I heard an anecdote of a suspect having just been declared "not guilty" due to insufficient evidence, then he said "thanks, I won't do it again". It was used as an example of how dumb some people can be, and how the criminal just got what he deserved... however, can such a thing really happen? Wouldn't the suspect be protected by double jeopardy? (the story is set in a jurisdiction where double jeopardy exists)
Is the trial officially over as soon as the judge utters the final decision?
Consider the following cases:
- The suspect carelessly and accidentally admits the crime in the courtroom right after being cleared, like in the example above ("thanks, I won't do it again") Can the decision be altered ten seconds after it's been made?
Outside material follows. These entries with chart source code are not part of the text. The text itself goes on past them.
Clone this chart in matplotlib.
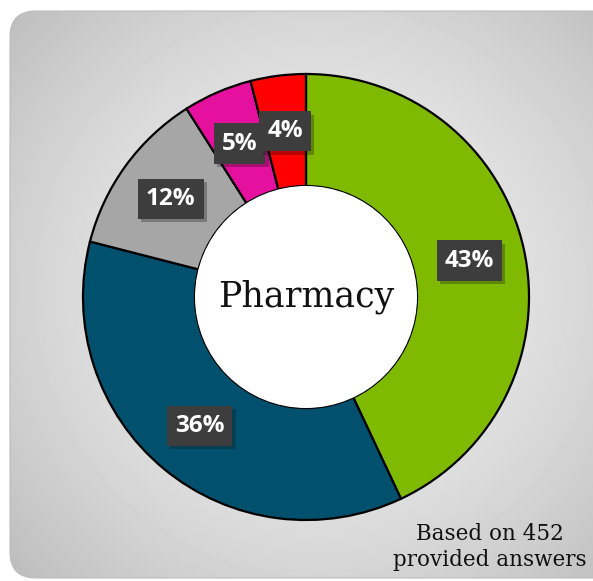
import numpy as np
import matplotlib.pyplot as plt
from matplotlib.patches import FancyBboxPatch, Circle
from matplotlib import patheffects as pe

# share of answers per pharmacy response
shares = [43, 36, 12, 5, 4]
colors = ['#7fba00', '#00506e', '#a6a6a6', '#e6109e', '#ff0000']
center_title = 'Pharmacy'
footnote = 'Based on 452\nprovided answers'

W, H = 593, 581
fig = plt.figure(figsize=(W / 100, H / 100), dpi=100)
ax = fig.add_axes([0, 0, 1, 1])

# rounded grey panel with a soft radial gradient
panel = FancyBboxPatch((10, 3), 584 + 30, H - 14, boxstyle='round,pad=0,rounding_size=26',
                       facecolor='none', edgecolor='#bdbdbd', linewidth=0.8, zorder=1)
ax.add_patch(panel)
yy, xx = np.mgrid[0:H, 0:W]
d = np.hypot(xx - 320, yy - 290) / 420
shade = np.clip(0.94 - 0.20 * d ** 1.6, 0, 1)
img = ax.imshow(shade, cmap='gray', vmin=0, vmax=1, extent=(0, W, 0, H),
                origin='lower', zorder=0)
img.set_clip_path(panel)

cx, cy = 306, H - 297
R = 223
wedges, _, autotexts = ax.pie(
    shares, colors=colors, startangle=90, counterclock=False,
    center=(cx, cy), radius=R, autopct='%.0f%%', pctdistance=0.75,
    wedgeprops=dict(width=R - 111, edgecolor='black', linewidth=1.6),
    textprops=dict(color='white', fontsize=17.5, fontweight='bold', family='Open Sans'))
for w in wedges:
    w.set_zorder(2)

ax.add_patch(Circle((cx, cy), 111, facecolor='white', edgecolor='none', zorder=2))

for t in autotexts:
    t.set_zorder(5)
    t.set_bbox(dict(boxstyle='square,pad=0.33', facecolor='#3d3d3d',
                    edgecolor='#3d3d3d', linewidth=0))
    t.get_bbox_patch().set_path_effects(
        [pe.SimplePatchShadow(offset=(2.5, -2.5), alpha=0.3), pe.Normal()])

ax.text(cx, cy, center_title, ha='center', va='center', fontsize=25,
        family='DejaVu Serif', color='#111111', zorder=4)
ax.text(490, 34, footnote, ha='center', va='center', fontsize=15.5,
        family='DejaVu Serif', color='#111111', linespacing=1.2, zorder=4)

ax.set_xlim(0, W)
ax.set_ylim(0, H)
ax.set_aspect('auto')
ax.axis('off')

fig.savefig('out.png', dpi=100, facecolor='white')
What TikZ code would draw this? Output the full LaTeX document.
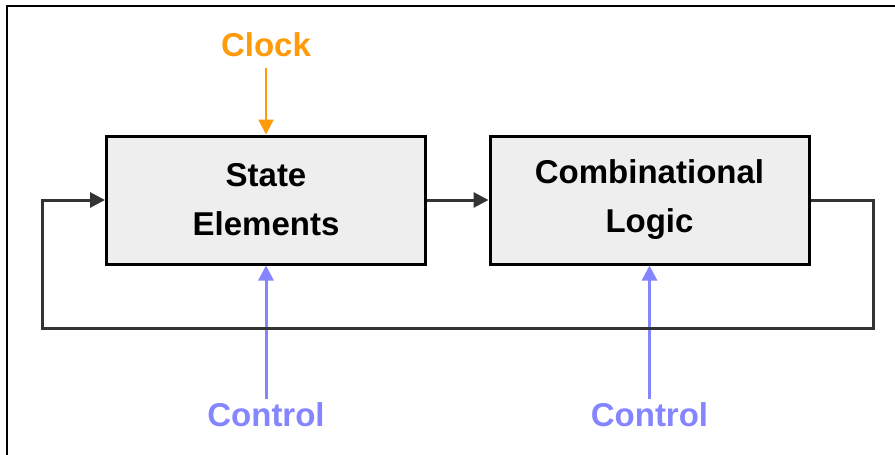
\documentclass[tikz,border=0pt]{standalone}
\usepackage{tikz}
\usepackage{xcolor}
\usepackage{fontspec}
\setmainfont{Liberation Sans}
\usetikzlibrary{calc,
	positioning,
	arrows.meta}

\definecolor{clockorange}{HTML}{FF9A0A}
\definecolor{ctrlblue}{HTML}{8585FF}
\definecolor{wiregray}{HTML}{333333}

\tikzset{
	block/.style={draw=black, line width=3pt, fill=gray!13, minimum width=319pt, minimum height=128pt, align=center, font=\fontsize{33}{49}\selectfont\bfseries},
	tag/.style={font=\fontsize{33}{40}\selectfont\bfseries},
	wire/.style={wiregray, line width=3pt, -{Triangle[length=15pt, width=15pt]}},
	clk/.style={clockorange, line width=2.5pt, -{Triangle[length=15pt, width=15pt]}},
	ctl/.style={ctrlblue, line width=3pt, -{Triangle[length=15pt, width=15pt]}}
}

\begin{document}
\begin{tikzpicture}[x=1pt, y=-1pt]
	\useasboundingbox (0, 0) rectangle (895, 455);
	% outer frame
	\draw[black, line width=2pt] (7, 455) -- (7, 6) -- (895, 6);

	\node[block] (state) at (266, 200) {State\\Elements};
	\node[block] (comb) at (649.5, 200) {Combinational\\Logic};

	\node[tag, clockorange] (clock) at (266, 45) {Clock};
	\node[tag, ctrlblue] (ctlA) at (266, 415) {Control};
	\node[tag, ctrlblue] (ctlB) at (649.5, 415) {Control};

	\draw[clk, shorten <=7pt] (clock) -- (state);
	\draw[ctl] (ctlA) -- (state);
	\draw[ctl] (ctlB) -- (comb);
	\draw[wire] (state) -- (comb);

	% feedback loop back into the state elements
	\coordinate (fbR) at (873, 328);
	\coordinate (fbL) at (42, 328);
	\draw[wire] (comb.east) -| (fbR) -- (fbL) |- (state.west);
\end{tikzpicture}
\end{document}
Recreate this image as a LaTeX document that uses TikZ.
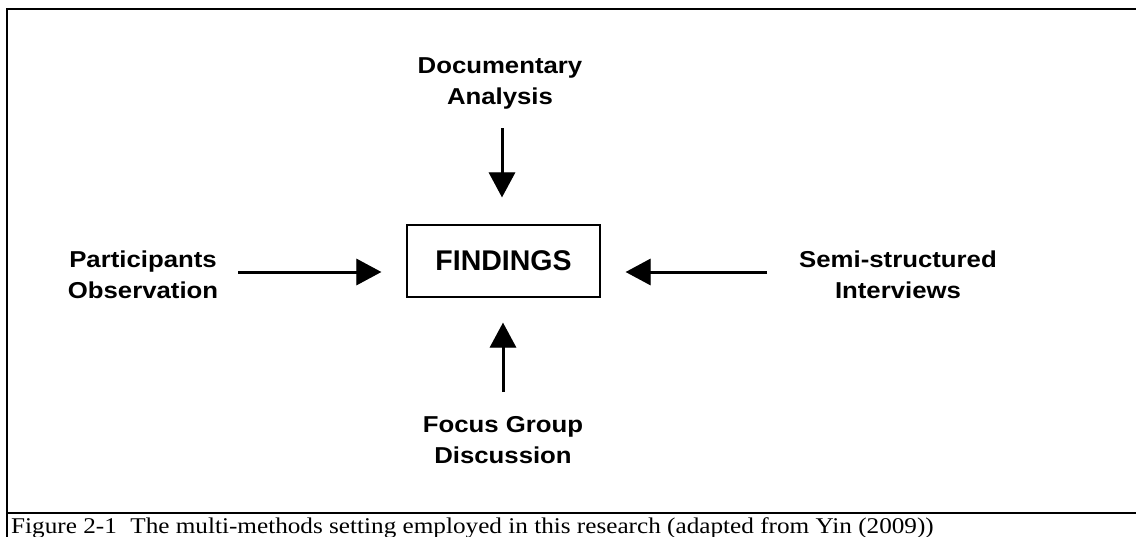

If so, is such a careless utterance enough evidence to do so?
- The suspect, having heard about double jeopardy, grins and says openly and voluntarily, right there in the courtroom after the decision: "Haha, in your face! I did murder your wife, but the trial is over so you can't do anything anymore!"
- Same as 2, but it happens weeks or months after the trial, the suspect boasts in front of witnesses how he did it and got away with it. (and to not make it only hearsay, let's assume that the boasting contained actual information which could have been used as a strong evidence)
Would the suspect be protected by double jeopardy? If not, what would be the procedure of doing a retrial or a new trial?